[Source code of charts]

....

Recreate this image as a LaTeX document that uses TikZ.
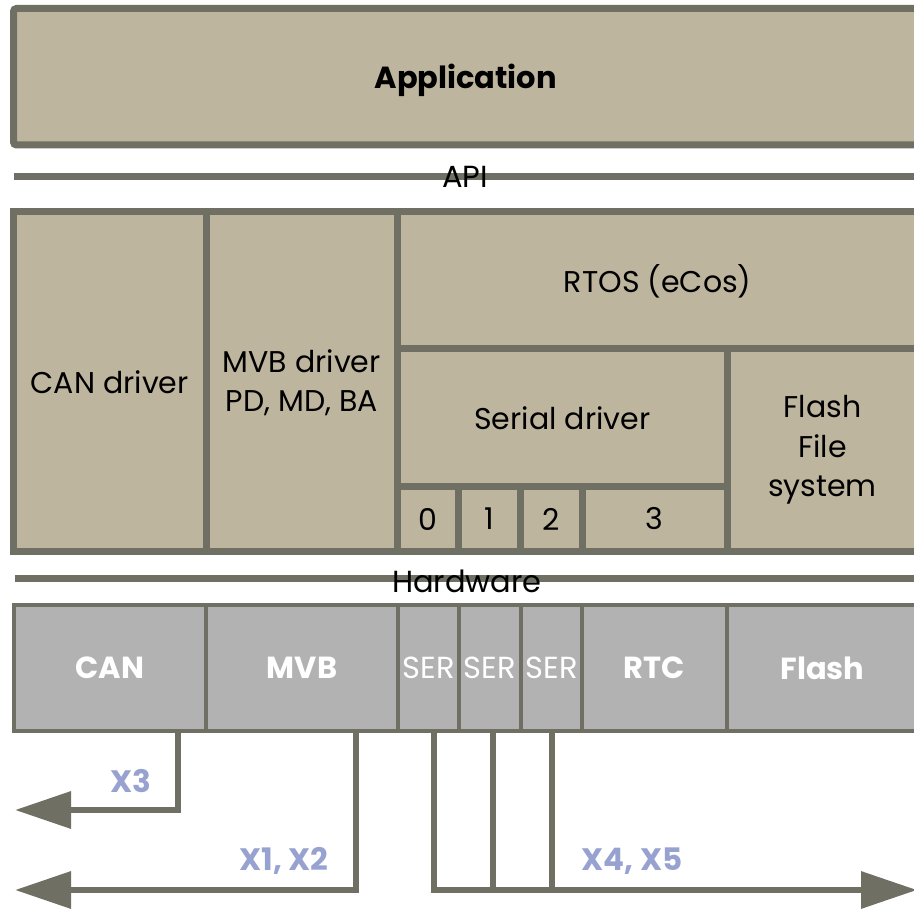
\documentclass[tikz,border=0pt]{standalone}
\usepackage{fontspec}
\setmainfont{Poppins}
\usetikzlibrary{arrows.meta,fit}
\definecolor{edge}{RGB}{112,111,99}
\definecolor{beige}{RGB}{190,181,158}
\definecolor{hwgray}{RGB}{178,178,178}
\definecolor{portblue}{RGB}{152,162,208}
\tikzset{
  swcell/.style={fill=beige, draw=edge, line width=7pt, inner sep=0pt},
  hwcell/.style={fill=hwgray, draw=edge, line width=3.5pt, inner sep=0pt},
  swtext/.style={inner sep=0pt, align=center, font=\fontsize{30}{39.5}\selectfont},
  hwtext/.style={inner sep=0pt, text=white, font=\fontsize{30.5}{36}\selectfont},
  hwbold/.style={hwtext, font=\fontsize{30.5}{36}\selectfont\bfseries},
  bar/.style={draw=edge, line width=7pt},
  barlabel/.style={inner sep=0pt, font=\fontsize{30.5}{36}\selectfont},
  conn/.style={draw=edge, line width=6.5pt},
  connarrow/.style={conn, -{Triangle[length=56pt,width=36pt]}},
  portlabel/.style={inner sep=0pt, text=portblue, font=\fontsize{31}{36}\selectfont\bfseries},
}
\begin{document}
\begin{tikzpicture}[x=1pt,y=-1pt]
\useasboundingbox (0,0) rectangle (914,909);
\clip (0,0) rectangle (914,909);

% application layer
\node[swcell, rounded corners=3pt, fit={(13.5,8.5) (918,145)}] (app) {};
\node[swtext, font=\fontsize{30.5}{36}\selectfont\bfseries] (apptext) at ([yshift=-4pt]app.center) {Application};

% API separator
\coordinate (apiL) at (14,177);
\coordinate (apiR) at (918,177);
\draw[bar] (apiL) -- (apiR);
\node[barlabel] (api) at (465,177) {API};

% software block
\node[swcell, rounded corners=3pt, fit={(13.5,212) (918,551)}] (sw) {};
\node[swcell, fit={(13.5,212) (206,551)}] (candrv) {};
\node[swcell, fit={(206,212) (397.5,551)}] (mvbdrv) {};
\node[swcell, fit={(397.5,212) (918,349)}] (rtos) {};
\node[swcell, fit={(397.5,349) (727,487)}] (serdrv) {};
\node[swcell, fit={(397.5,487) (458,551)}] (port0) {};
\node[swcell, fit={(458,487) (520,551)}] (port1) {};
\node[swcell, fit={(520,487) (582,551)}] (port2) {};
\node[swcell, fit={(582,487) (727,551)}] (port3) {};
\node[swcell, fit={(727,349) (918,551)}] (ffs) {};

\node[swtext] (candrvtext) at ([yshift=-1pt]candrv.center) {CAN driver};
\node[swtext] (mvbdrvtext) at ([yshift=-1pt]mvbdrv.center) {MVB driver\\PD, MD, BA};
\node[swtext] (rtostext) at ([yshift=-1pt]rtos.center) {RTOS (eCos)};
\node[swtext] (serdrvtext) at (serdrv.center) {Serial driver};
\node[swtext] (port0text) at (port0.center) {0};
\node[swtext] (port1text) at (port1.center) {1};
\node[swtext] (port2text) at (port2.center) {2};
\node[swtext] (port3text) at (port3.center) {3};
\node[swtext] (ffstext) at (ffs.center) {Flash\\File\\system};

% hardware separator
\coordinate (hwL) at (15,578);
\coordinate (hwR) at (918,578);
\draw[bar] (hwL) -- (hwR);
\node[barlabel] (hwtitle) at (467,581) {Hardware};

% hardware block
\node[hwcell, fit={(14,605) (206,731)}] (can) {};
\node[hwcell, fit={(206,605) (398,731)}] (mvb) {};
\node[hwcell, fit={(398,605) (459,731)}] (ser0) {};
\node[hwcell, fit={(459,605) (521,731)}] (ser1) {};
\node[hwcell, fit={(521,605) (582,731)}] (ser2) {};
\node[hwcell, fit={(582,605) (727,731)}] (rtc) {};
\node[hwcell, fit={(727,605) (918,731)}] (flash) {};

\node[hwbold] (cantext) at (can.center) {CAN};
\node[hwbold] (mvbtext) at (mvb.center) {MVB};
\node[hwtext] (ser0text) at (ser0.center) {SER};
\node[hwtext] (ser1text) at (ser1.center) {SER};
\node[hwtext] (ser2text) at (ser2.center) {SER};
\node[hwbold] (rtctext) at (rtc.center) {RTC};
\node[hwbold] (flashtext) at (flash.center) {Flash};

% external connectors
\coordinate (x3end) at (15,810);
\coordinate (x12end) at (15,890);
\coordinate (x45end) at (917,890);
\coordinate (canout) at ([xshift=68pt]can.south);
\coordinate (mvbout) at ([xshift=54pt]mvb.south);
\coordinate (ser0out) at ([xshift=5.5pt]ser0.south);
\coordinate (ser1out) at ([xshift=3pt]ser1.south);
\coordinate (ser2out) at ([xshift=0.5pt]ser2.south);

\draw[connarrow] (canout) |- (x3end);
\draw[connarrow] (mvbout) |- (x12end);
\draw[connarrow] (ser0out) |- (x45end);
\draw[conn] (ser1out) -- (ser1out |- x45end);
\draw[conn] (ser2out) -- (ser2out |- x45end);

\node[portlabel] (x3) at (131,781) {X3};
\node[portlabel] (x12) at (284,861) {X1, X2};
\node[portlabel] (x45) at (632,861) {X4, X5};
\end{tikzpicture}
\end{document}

....

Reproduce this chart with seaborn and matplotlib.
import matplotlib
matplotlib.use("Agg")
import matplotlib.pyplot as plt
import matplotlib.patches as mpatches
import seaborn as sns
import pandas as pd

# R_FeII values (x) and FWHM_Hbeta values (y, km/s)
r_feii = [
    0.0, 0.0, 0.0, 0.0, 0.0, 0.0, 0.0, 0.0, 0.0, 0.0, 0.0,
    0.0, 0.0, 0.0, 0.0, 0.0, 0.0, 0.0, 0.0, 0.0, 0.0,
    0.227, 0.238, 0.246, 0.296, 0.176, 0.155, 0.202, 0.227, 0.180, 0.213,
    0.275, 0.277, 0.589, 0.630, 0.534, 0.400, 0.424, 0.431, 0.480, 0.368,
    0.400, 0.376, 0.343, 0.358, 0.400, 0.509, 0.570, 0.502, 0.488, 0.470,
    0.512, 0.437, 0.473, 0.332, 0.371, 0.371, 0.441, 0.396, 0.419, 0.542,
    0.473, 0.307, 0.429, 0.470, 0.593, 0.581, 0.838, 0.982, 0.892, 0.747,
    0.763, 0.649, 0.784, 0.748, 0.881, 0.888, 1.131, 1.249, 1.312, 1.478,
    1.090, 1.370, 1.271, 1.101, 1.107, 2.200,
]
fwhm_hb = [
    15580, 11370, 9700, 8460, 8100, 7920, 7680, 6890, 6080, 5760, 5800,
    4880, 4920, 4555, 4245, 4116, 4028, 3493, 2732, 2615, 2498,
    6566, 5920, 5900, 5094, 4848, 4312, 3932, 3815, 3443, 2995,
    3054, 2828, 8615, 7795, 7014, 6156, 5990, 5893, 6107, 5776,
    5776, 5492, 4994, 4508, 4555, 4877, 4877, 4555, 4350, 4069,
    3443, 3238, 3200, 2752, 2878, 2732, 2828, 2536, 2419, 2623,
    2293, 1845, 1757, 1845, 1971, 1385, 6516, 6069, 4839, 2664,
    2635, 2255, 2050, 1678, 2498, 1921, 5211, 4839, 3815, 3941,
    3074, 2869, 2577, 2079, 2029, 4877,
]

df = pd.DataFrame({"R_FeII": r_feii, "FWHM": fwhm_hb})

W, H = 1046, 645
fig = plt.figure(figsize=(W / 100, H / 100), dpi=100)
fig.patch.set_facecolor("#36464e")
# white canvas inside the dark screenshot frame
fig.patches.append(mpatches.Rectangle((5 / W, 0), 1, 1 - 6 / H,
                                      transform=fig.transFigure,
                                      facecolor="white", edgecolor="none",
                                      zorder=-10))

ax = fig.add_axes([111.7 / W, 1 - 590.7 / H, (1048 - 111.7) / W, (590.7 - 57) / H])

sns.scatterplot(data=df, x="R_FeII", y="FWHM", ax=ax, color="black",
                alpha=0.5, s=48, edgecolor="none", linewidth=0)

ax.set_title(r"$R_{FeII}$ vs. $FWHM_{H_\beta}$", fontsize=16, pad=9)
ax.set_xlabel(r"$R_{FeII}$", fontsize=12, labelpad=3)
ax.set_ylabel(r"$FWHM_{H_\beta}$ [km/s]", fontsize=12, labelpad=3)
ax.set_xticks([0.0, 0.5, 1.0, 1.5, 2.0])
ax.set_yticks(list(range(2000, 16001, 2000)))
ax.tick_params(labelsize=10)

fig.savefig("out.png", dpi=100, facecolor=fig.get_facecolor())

....

Copy all lines of the listing above that contain the string "this".

**CORRECT RESULT**
Recreate this image as a LaTeX document that uses TikZ.
Reproduce this chart with seaborn and matplotlib.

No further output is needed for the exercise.